We are very fortunate to live in a time when most of the wine produced in the world is good. Good in the sense of being correctly made, and palatable. For many consumers, that is just fine. I understand the sentiment. I want to own a car that is generally thought to be safe and reliable. My eyes glaze over when I am being told the technical reasons that my car is safe and reliable. So it must be for the casual wine drinker who just wants something pleasant to end the work day, or to wash down their meal. The choices for the casual wine drinker are not really a gut-wrenching decision. Hit the right category — red, white, or sparkling — and open the bottle.
For those of us whose passion for wine is far greater than casual, technically-correct wine is okay, but hardly exciting. Exciting wine, which really is the dividing line, needs personality and charm. Personality and charm start with something that makes one wine unique from another.

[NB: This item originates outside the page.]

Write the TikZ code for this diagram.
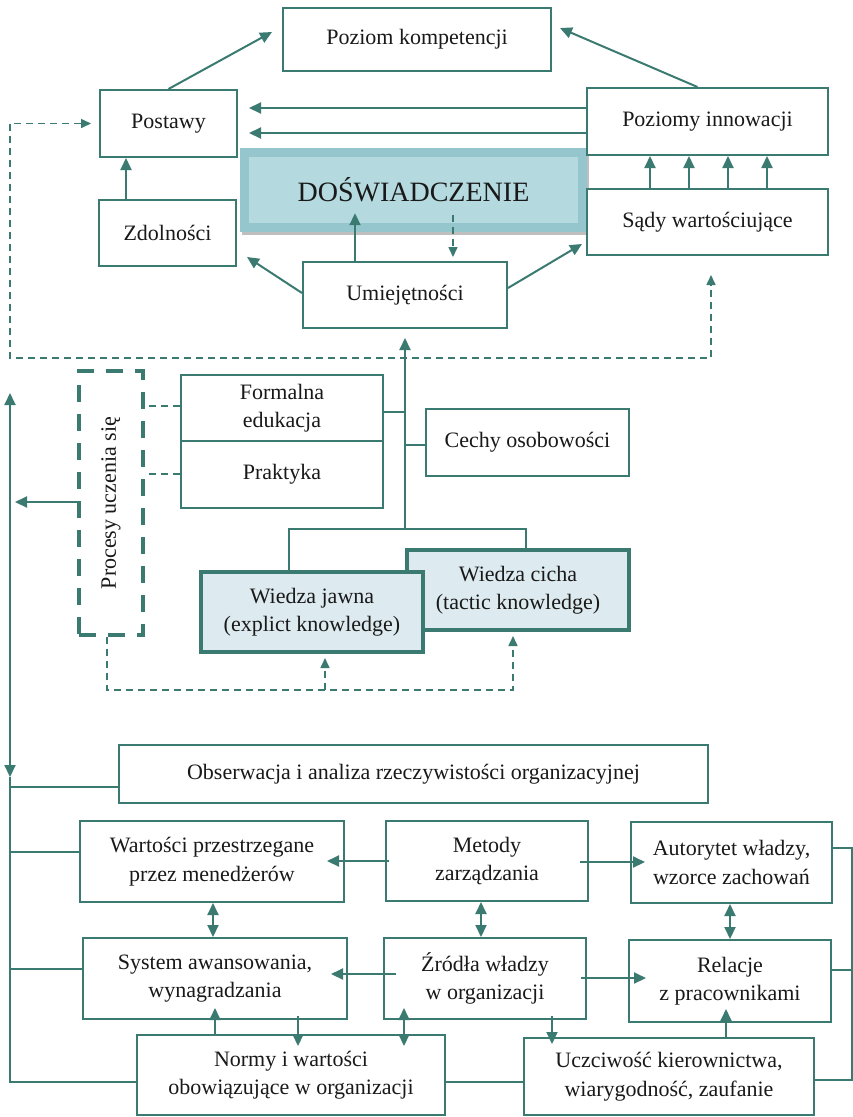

France’s Burgundy region, in the Cote D’Or, originated the thought process of identifying terroir, a critical term in the understanding and evaluating of wine. Terroir, according to Frank Schoonmacher’s New Encyclopedia of Wine that was revised by Alexis Bespaloff, states;
French for ‘soil’ or ‘earth’, used in a very special sense in the phrase gout de terroir, or, taste of the soil… The word terroir is also used in an extended sense to describe the soil together with the associated climatic conditions of a district or a vineyard; the English equivalent might be microclimate.
Most high-quality wine producers proudly have something in the taste profile of their wine that tells you where it is from. For the uninitiated, this might sound a little like the story of the emperor’s new clothes, but fine wine should be identifiable by where it is produced. Regional cuisines are easily identified by their ingredients and techniques. So too, are fine wines. This uniqueness of a particular wine because of the terroir is a defining point between whether it is truly a special wine, or just nice flavors from somewhere.
One example of a traditionalist winemaker would be wines of Lopez de Heredia in Rioja, where very little in either the grape-growing or the wine-making tradition has changed since they were founded in 1877. They make very distinctive “old school” wines that have a cult following, but are probably not wines for everyone. That’s okay, as their wines are revered for demonstrating both the white wine and red wine traditions of Rioja.
Yet, in the same region, Palacios Remondo has also made outstanding wine, with a more modern approach. Both are considered great wineries, looking to express different technical philosophies of production, that show off the grapes and the land they are from. They use different techniques and tools; where for example Lopez de Heredia is so meticulous in their overseeing of production, that they are the only bodega in Spain to handcraft their own barrels from the traditional American oak. This is an example of the extreme they go to, to control the production process.
Alvaro Palacios, originally from Rioja, created highly-prized wines in the Priorato and Bierzo, before returning to his family’s winery after his father’s death in 2000. His concentration has been on his La Montesa, Crianza wine, which because of soil types, clay and pebbles, and a southern-facing sloped vineyard, is based with Garnacha. In the finest years, rather than bottle his wines in the traditional Reserva or Gran Reserva, Alvaro has chosen to make a proprietary name, Propiedad, which has modern labeling, and a modern philosophy. He has lowered grape yields, a key element in producing more intense wine, and modernized the cellar practices. The results are wines that are very identifiable as Rioja wines, but at the same time show an individual personality that shows off the land he works from, and modern cellar practices. He beautifully carries on a philosophy of making wines in a modern way, that carry on the an identifiable tradition.
Wine, like food, can also be traditional, experimental, commercial, or one-of-a-kind. Ingredients and technique tell the story of the producer’s intentions. In wine, the two processes, grape growing and winemaking should have a philosophic harmony that are overseen by the producer in all aspects. One of the telltale signs of a decent-tasting wine without terroir, or soul, is probably found right on the label. California wines, a most popular category of purchase, are identifiable by regions. Napa Valley Cabernet Sauvignon, and even some of the sub-appellations such as Stag’s Leap and Diamond Mountain. If the appellation on the label is “California,” it is a pretty good bet the fruit has been purchased on the commodity market, where the control and the “somewhereness” of the wine has been compromised by the business aspects of producing wine. This is not to say that wine cannot be clean, palatable, and pleasant to drink. This is simply to say the wine will not reveal much more. This difference is true in wine around the world.